衆院予算委員会で2日、基本的質疑が行われ、立憲民主党会派の4番目の質疑者として奥野総一郎予算委理事が質問に立ち、河井克行・案里夫妻の問題、日本学術会議の任命拒否問題を取り上げました。
奥野議員は、菅総理は日本学術会議に10億円が投じられていることを持ち出すが、税金の使われ方としてもっと大きな問題があるとして、昨夏の参院選挙での公職選挙法違反を問われている河井克行・案里夫妻が昨年秋以来、国会審議の大半を欠席しながら歳費を受け取り続けていることを指摘しました。参院選挙で河井案里陣営に支払われた1億5000万円のうち1億2000万円は政党交付金、つまり税金だとし、「河井克行議員は菅総理の側近と言われる議員。使われたカネは戻らないが、さらなる無駄遣いをさせないためにも菅総理から辞職を勧告すべきだ」と迫りました。それに対し、菅総理が明言を避けると、奥野議員は「身内に甘い」と総理の姿勢を批判しました。

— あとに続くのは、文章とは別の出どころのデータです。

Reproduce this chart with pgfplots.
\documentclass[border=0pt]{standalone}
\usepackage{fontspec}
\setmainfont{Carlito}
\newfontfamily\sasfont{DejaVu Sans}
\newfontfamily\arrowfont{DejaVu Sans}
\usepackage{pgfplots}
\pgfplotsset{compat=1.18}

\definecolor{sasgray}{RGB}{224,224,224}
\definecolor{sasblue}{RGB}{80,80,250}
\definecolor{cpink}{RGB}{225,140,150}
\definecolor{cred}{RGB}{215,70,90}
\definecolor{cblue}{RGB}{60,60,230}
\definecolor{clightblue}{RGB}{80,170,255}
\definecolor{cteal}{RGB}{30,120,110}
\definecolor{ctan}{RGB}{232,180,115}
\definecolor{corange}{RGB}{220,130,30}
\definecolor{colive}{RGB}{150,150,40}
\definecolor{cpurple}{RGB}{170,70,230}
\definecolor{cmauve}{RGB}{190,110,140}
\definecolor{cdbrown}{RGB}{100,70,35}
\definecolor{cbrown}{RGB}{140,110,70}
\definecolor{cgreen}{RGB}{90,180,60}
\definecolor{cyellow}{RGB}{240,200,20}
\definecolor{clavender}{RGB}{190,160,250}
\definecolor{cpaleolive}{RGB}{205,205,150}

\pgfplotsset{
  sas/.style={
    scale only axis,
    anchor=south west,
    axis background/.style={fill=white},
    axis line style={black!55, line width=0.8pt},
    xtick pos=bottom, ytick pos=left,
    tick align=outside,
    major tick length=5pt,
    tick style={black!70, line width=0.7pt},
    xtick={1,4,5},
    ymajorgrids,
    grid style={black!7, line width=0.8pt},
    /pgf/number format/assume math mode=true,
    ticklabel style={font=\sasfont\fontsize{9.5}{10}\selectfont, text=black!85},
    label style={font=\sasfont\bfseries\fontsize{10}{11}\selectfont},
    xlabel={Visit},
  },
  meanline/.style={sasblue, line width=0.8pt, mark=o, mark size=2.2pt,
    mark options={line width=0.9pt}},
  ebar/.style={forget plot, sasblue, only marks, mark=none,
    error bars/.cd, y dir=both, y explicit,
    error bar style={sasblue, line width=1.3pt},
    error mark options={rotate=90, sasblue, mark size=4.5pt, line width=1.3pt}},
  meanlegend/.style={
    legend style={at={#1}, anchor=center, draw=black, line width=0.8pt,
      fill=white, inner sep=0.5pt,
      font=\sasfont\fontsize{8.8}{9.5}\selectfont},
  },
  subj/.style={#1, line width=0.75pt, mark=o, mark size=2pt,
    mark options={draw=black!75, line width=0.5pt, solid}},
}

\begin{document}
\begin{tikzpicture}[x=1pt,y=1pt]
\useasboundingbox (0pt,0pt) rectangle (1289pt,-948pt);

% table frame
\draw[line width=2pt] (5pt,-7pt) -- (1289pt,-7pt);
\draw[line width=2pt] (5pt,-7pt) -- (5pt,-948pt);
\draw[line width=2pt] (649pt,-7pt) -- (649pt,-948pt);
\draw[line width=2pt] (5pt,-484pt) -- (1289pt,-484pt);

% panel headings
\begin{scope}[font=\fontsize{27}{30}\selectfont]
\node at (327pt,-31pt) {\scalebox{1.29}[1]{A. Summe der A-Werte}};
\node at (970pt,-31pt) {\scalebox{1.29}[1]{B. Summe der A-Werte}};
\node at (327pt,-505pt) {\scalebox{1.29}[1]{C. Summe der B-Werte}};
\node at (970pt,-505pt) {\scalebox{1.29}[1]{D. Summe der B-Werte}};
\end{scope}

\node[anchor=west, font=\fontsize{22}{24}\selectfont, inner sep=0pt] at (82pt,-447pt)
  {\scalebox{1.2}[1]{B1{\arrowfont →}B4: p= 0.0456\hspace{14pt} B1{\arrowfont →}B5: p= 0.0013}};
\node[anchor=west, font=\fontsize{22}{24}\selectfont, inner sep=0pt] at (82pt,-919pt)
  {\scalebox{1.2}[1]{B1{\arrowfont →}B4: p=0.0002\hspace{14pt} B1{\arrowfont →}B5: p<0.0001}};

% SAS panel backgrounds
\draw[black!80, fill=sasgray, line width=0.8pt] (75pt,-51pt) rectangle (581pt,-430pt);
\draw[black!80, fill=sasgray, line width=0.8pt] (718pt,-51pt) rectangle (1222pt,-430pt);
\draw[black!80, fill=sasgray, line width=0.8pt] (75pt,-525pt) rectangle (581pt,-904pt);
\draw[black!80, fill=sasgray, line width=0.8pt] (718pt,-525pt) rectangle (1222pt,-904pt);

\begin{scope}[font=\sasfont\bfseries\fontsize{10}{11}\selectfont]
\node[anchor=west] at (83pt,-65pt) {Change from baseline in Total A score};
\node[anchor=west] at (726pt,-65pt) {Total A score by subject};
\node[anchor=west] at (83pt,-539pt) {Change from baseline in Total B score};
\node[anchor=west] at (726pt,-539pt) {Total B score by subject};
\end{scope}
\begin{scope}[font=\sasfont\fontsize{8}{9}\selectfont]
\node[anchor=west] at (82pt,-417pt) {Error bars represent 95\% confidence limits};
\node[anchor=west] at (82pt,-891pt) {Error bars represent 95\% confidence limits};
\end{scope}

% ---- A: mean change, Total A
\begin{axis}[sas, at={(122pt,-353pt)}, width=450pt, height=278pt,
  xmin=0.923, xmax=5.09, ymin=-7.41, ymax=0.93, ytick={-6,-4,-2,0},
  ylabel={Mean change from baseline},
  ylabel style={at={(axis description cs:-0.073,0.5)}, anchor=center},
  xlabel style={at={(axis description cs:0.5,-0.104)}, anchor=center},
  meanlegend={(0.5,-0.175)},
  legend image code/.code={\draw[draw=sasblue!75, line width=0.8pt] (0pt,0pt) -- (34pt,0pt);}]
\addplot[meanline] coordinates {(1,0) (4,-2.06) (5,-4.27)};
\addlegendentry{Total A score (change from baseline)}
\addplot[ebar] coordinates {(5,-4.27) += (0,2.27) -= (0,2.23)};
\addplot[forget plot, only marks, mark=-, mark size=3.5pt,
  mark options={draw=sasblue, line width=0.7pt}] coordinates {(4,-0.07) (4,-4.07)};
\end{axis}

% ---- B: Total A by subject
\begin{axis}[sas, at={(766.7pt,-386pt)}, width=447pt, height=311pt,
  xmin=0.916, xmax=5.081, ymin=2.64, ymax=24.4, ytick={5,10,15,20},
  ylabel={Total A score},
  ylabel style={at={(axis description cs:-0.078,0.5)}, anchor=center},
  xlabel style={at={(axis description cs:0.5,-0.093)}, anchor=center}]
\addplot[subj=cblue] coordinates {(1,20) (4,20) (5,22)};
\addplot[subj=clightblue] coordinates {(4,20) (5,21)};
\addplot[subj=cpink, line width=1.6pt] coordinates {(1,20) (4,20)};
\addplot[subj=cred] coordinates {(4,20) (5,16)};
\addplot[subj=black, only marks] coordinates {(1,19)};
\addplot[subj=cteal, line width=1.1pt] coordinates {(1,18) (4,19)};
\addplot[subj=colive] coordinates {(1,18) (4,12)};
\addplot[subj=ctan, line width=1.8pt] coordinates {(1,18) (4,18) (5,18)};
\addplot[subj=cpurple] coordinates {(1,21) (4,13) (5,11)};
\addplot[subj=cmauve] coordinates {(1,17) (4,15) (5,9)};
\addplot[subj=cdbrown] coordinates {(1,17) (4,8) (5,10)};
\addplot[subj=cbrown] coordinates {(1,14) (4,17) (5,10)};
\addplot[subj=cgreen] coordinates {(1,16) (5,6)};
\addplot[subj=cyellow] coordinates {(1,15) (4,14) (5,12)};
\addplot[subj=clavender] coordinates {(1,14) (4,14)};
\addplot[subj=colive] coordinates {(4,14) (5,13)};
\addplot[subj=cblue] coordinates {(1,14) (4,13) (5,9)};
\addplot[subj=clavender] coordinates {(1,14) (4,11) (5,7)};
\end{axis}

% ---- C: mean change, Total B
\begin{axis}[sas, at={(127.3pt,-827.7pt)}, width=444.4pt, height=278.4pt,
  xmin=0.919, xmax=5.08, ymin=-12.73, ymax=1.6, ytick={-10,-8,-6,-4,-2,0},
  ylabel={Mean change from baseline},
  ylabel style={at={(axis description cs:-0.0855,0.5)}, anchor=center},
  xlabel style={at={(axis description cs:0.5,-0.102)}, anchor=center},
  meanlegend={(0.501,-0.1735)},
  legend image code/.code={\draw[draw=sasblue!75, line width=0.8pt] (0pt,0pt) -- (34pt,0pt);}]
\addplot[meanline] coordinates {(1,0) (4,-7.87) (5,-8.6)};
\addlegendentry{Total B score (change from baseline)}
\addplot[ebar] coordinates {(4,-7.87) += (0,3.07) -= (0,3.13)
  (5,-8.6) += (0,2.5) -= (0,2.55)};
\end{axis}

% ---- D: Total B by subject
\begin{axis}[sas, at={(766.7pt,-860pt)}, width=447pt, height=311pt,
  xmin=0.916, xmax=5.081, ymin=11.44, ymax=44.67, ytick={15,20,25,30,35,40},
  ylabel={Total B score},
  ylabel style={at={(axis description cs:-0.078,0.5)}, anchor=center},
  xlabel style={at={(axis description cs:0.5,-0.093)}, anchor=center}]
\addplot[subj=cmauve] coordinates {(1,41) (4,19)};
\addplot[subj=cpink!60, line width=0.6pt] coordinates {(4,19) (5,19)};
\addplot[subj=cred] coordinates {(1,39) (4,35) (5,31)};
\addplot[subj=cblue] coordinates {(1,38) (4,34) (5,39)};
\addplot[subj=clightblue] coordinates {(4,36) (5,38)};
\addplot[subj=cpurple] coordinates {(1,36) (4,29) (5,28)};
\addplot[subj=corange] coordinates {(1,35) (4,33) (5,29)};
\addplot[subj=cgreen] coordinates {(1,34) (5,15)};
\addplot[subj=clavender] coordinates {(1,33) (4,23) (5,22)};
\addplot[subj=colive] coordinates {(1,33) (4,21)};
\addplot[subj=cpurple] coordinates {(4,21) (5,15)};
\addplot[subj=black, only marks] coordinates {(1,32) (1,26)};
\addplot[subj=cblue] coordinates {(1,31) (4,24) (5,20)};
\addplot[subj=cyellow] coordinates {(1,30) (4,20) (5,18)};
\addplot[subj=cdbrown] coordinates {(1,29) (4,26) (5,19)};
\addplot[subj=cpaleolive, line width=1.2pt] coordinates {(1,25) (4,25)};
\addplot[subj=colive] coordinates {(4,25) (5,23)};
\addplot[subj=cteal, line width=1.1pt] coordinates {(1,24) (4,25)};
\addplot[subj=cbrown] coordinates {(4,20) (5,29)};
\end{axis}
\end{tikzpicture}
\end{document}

次に、菅首相が著書『政治家の覚悟』を取り上げ、「伝家の宝刀人事権と書かれている。『人事権は大臣に与えられた大きな権限です。どういう人物をどういう役職につけるか、人事によって大臣の考えや目指す方針が組織の内外にメッセージとして伝わります。効果的に使えば組織を引き締めて一体感を高めることができます。それだけ官僚は人事に敏感で、そこから大臣の意思を鋭く察知します』と書いている。これはまるで忖度のすすめだ」と強調しました。その上で「まさに今回の学術会議の手法そのものではないか。理由を言わずに人事をやる、バサッと切るというのは菅政治の神髄だと思う」と批判しました。

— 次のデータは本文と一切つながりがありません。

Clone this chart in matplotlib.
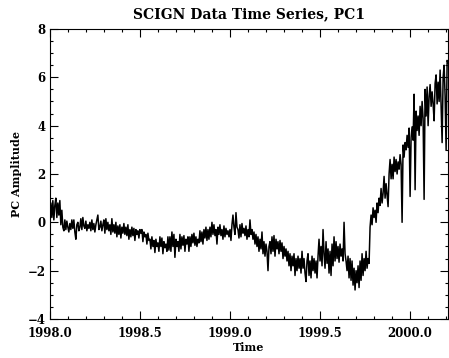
import numpy as np
import matplotlib
matplotlib.use("Agg")
import matplotlib.pyplot as plt
from matplotlib.ticker import MultipleLocator, FormatStrFormatter

# PC1 amplitude, roughly one sample every 2 days from 1998.0
t_start = 1998.0
t_step = 1.0 / 180.0
pc1 = [
    0.3, 0.8, 0.2, 0.9, 0.1, 0.7, 1.0, 0.2, 0.8, 0.3, 0.9, -0.1, 0.5, -0.2, -0.35, 0.1, -0.3, 0.05, -0.2, -0.4,
    -0.05, -0.3, 0.1, -0.25, 0.1, -0.4, -0.7, -0.1, 0.0, -0.35, -0.2, 0.15, -0.3, 0.2, -0.15, -0.25, 0.05, -0.35, -0.1, -0.25,
    0.0, -0.35, 0.1, -0.3, -0.05, -0.4, -0.1, 0.1, 0.3, -0.3, -0.2, 0.05, -0.35, -0.1, 0.1, -0.45, 0.15, -0.3, 0.0, -0.35,
    -0.1, -0.5, 0.15, -0.4, -0.1, -0.45, 0.0, -0.6, -0.15, -0.5, -0.1, -0.65, -0.2, -0.45, -0.05, -0.5, -0.2, -0.55, -0.1, -0.7,
    -0.3, -0.6, -0.2, -0.55, -0.25, -0.75, -0.3, -0.5, -0.35, -0.65, -0.3, -0.45, -0.3, -0.8, -0.4, -0.6, -0.5, -0.9, -0.45, -0.75,
    -0.7, -1.1, -0.6, -1.0, -0.75, -1.25, -0.7, -1.0, -0.85, -1.2, -0.6, -1.0, -0.65, -1.3, -0.8, -1.05, -0.9, -1.2, -0.6, -1.15,
    -0.6, -1.2, -0.4, -1.0, -0.5, -1.45, -0.7, -1.0, -0.8, -1.2, -0.5, -1.1, -0.6, -0.95, -0.55, -1.2, -0.7, -0.9, -0.6, -1.2,
    -0.6, -1.0, -0.5, -0.85, -0.45, -0.95, -0.6, -1.0, -0.7, -0.85, -0.35, -0.8, -0.4, -0.9, -0.3, -0.65, -0.2, -0.75, -0.3, -0.7,
    -0.2, -0.6, 0.0, -0.5, -0.1, -0.55, -0.3, -0.9, -0.2, -0.5, -0.1, -0.55, -0.3, -0.7, -0.15, -0.6, -0.25, -0.5, -0.35, -0.6,
    -0.3, -0.75, -0.1, 0.3, -0.2, -0.5, 0.4, -0.2, -0.3, -0.65, -0.1, -0.6, -0.05, -0.45, -0.25, -0.55, -0.15, -0.7, -0.3, -0.6,
    0.1, -0.5, -0.3, -0.7, -0.4, -0.9, -0.5, -1.0, -0.6, -1.2, -0.7, -1.1, -0.4, -1.3, -0.8, -1.4, -0.9, -1.2, -2.0, -1.0,
    -0.8, -1.3, -0.6, -1.2, -0.55, -1.4, -0.7, -1.1, -0.8, -1.3, -0.75, -1.2, -0.85, -1.5, -1.0, -1.4, -1.1, -1.6, -1.2, -1.8,
    -1.3, -2.0, -1.4, -1.8, -1.3, -2.2, -1.5, -2.0, -1.4, -1.9, -1.5, -2.1, -1.2, -1.9, -1.5, -2.1, -2.45, -1.6, -1.3, -2.2,
    -1.6, -2.3, -1.4, -2.0, -1.5, -2.1, -1.6, -2.3, -1.4, -0.7, -1.6, -1.0, -1.8, -0.3, -1.3, -1.9, -0.8, -1.7, -1.1, -2.1,
    -1.2, -2.2, -0.9, -1.8, -0.6, -1.6, -0.8, -1.5, -1.0, -1.65, -0.9, -1.4, -1.1, -1.6, 0.0, -1.3, -1.6, -2.0, -1.4, -2.3,
    -1.5, -2.4, -1.6, -2.6, -1.9, -2.8, -2.0, -2.5, -1.8, -2.7, -1.6, -2.4, -1.3, -2.2, -1.5, -2.0, -1.2, -1.9, -1.5, -1.7,
    -0.2, 0.3, -0.1, 0.6, 0.2, 0.5, 0.0, 0.8, 0.4, 1.0, 0.7, 1.4, 0.8, 1.2, 1.9, 1.0, 1.6, 1.1, 0.65, 2.0,
    2.6, 1.8, 2.4, 1.8, 2.7, 2.1, 2.6, 2.0, 2.5, 2.2, 2.8, 2.4, 0.0, 3.2, 2.7, 3.3, 3.0, 3.6, 3.1, 3.9,
    1.07, 3.5, 3.95, 3.4, 5.3, 1.35, 4.6, 3.8, 4.4, 3.6, 4.8, 4.0, 5.0, 4.3, 0.95, 5.5, 4.4, 5.6, 4.0, 5.2,
    5.7, 4.8, 5.4, 4.9, 4.2, 5.75, 6.1, 4.9, 5.8, 5.0, 6.3, 4.8, 3.3, 6.0, 6.5, 5.2, 3.0, 6.7, 6.6,
]

time = t_start + t_step * np.arange(len(pc1))

plt.rcParams["font.family"] = "DejaVu Serif"
plt.rcParams["font.weight"] = "bold"

fig = plt.figure(figsize=(4.49, 3.58), dpi=100)
ax = fig.add_axes([0.111, 0.109, 0.887, 0.810])

ax.plot(time, pc1, color="black", linewidth=1.1)

ax.set_xlim(1998.0, 2000.211)
ax.set_ylim(-4, 8)
ax.xaxis.set_major_locator(MultipleLocator(0.5))
ax.xaxis.set_minor_locator(MultipleLocator(0.1))
ax.yaxis.set_major_locator(MultipleLocator(2))
ax.yaxis.set_minor_locator(MultipleLocator(0.5))
ax.xaxis.set_major_formatter(FormatStrFormatter("%.1f"))

ax.tick_params(which="both", direction="in", top=True, right=True, width=0.8, labelsize=8.5)
ax.tick_params(which="major", length=5.5)
ax.tick_params(which="minor", length=2.5)
ax.tick_params(axis="x", pad=6)
ax.tick_params(axis="y", pad=3)
for s in ax.spines.values():
    s.set_linewidth(0.8)

ax.set_title("SCIGN Data Time Series, PC1", fontsize=10, fontweight="bold", pad=8)
ax.set_xlabel("Time", fontsize=8, fontweight="bold", labelpad=1)
ax.set_ylabel("PC Amplitude", fontsize=8, fontweight="bold", labelpad=4)

fig.savefig("out.png", dpi=100)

また、昭和44年の大学学長の任命に関する高辻内閣法制局長官の「単に、申し出がありました者が、何らかの理由で主観的に政府当局の気に食わないというようなことではなくて、そいうことで任命しないというのはむろん違法」との答弁と昭和37年7月の内閣法制局の統一見解を引用し、安保法制や共謀罪など政府の政策に反対したことを理由に任命しないのは違法ではないかとただしました。それに対し、菅総理は日本学術会議法において推薦された方々をそのまま任命しなければいけないということではないとの答弁を繰り返し、違法だと認めませんでした。

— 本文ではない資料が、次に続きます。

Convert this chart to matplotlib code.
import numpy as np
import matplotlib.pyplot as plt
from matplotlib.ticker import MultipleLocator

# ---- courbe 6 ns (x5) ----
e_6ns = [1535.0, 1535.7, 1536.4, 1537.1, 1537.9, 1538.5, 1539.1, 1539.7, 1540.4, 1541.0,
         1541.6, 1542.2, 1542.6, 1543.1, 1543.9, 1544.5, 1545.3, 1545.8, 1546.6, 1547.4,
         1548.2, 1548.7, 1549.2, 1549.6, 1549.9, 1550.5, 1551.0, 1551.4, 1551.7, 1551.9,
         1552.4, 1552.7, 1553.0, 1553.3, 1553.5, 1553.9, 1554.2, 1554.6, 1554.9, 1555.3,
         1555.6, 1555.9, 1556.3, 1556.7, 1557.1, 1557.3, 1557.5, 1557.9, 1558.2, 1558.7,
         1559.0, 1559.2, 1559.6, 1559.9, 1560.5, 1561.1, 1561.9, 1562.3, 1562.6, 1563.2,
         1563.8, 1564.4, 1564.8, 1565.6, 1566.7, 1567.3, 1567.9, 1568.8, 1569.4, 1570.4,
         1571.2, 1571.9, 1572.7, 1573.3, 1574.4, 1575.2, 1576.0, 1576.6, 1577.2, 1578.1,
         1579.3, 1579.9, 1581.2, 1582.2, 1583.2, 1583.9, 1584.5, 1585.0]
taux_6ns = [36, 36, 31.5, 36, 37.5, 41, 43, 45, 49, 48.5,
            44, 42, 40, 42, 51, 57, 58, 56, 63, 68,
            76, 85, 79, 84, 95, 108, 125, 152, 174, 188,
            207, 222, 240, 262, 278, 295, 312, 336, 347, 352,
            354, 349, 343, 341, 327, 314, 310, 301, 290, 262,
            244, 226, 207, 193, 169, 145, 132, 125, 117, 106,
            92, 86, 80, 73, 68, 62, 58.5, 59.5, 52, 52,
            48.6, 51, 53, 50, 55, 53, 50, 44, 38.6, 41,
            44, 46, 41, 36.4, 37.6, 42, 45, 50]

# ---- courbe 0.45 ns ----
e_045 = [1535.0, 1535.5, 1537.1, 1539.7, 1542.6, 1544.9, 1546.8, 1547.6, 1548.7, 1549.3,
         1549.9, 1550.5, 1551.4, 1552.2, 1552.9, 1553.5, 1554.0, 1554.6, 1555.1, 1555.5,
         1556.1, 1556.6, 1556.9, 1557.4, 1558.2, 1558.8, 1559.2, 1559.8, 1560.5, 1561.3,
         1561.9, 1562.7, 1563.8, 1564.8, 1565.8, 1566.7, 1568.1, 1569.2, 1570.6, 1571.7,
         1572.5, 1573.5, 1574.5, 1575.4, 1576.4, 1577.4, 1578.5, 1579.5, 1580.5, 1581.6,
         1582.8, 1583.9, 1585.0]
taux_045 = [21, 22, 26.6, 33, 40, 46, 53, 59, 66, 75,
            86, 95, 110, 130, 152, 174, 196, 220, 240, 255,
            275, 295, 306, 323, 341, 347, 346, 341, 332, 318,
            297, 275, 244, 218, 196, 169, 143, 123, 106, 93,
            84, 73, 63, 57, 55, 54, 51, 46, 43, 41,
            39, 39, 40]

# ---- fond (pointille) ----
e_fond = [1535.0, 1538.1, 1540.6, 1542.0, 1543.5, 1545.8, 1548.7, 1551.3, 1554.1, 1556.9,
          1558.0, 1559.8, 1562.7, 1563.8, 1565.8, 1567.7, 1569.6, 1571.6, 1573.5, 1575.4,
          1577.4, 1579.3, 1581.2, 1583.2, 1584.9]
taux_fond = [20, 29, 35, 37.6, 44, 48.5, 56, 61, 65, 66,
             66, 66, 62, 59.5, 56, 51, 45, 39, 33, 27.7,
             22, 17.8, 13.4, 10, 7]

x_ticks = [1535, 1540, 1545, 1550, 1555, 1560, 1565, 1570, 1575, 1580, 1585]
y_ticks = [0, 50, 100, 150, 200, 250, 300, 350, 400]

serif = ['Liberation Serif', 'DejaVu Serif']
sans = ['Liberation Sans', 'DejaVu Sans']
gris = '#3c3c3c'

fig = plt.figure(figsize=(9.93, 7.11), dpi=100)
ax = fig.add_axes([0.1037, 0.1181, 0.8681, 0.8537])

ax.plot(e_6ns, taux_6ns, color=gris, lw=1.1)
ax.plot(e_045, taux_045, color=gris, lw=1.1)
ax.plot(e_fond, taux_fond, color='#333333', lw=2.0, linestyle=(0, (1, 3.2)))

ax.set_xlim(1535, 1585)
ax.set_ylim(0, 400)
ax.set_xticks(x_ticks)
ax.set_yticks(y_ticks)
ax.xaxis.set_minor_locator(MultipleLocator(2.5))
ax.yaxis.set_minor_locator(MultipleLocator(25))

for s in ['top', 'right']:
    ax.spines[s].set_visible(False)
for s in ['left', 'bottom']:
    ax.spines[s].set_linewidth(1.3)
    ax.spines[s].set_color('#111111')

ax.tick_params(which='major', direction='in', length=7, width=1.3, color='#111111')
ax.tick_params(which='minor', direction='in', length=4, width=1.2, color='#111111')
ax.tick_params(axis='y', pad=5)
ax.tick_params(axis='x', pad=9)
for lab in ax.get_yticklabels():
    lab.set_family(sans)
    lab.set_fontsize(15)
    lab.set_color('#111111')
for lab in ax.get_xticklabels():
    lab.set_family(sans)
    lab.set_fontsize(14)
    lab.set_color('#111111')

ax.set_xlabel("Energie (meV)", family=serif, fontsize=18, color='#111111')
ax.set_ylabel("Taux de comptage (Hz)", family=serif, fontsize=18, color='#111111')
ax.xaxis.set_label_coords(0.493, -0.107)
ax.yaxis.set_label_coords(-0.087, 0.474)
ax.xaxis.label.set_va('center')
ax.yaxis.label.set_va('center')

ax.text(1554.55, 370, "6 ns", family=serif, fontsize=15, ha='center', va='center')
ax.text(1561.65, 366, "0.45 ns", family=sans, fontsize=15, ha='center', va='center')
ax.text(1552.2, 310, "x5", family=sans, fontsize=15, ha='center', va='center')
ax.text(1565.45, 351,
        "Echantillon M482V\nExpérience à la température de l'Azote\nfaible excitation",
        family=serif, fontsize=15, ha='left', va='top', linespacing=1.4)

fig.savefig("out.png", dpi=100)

さらに、「6人はなぜ任命されなかったのか、任命されなかった基準があるのか。その基準をつくったのは菅総理なのか、杉田官房副長官なのか」と迫りましたが、明確な答弁は得られませんでした。
最後に、奥野議員が表現の自由があっても制限されてよい場合があるかとたただすと、総理は「表現の自由とはすべての国民に保障された基本的人権。制限はないと思う」と答えました。